Thursday, January 12, 2012

Royal Bank of Scotland is fixing a 3-year plan to further reduce risk and focus more on domestic retail and corporate banking






(Reuters) - Royal Bank of Scotland is to axe about 3,500 investment bank jobs and sell or shut equities and advisory business under a 3-year plan to further reduce risk and focus more on domestic retail and corporate banking.

RBS will reorganize its wholesale business into "markets" and "international banking," scrapping GBM. Former GBM chief executive John Hourican will head the two businesses.
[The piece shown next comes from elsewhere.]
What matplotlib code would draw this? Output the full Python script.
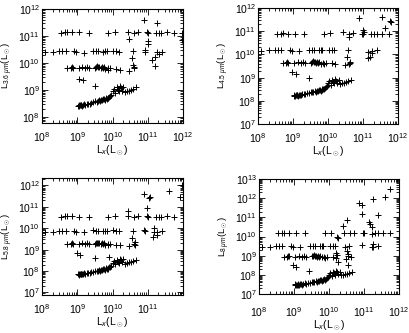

The move could see the disappearance of Hoare Govett, one of the oldest and most distinguished names in British corporate broking. RBS acquired the business as part of its disastrous purchase of parts of Dutch bank ABN Amro in 2007, but it has remained a second-tier firm in equities.

Australia and New Zealand Banking group and Commonwealth Bank of Australia are considering bidding for parts of Royal Bank of Scotland's Australian unit, two sources with knowledge of the issue said on Thursday.

RBS, 83 percent owned by the UK government, on Thursday said it will exit from cash equities, corporate broking, equity capital markets and mergers and acquisitions businesses.

UK finance minister George Osborne last month told the bank to shrink GBM further to become less risky, even after halving in size in the last three years.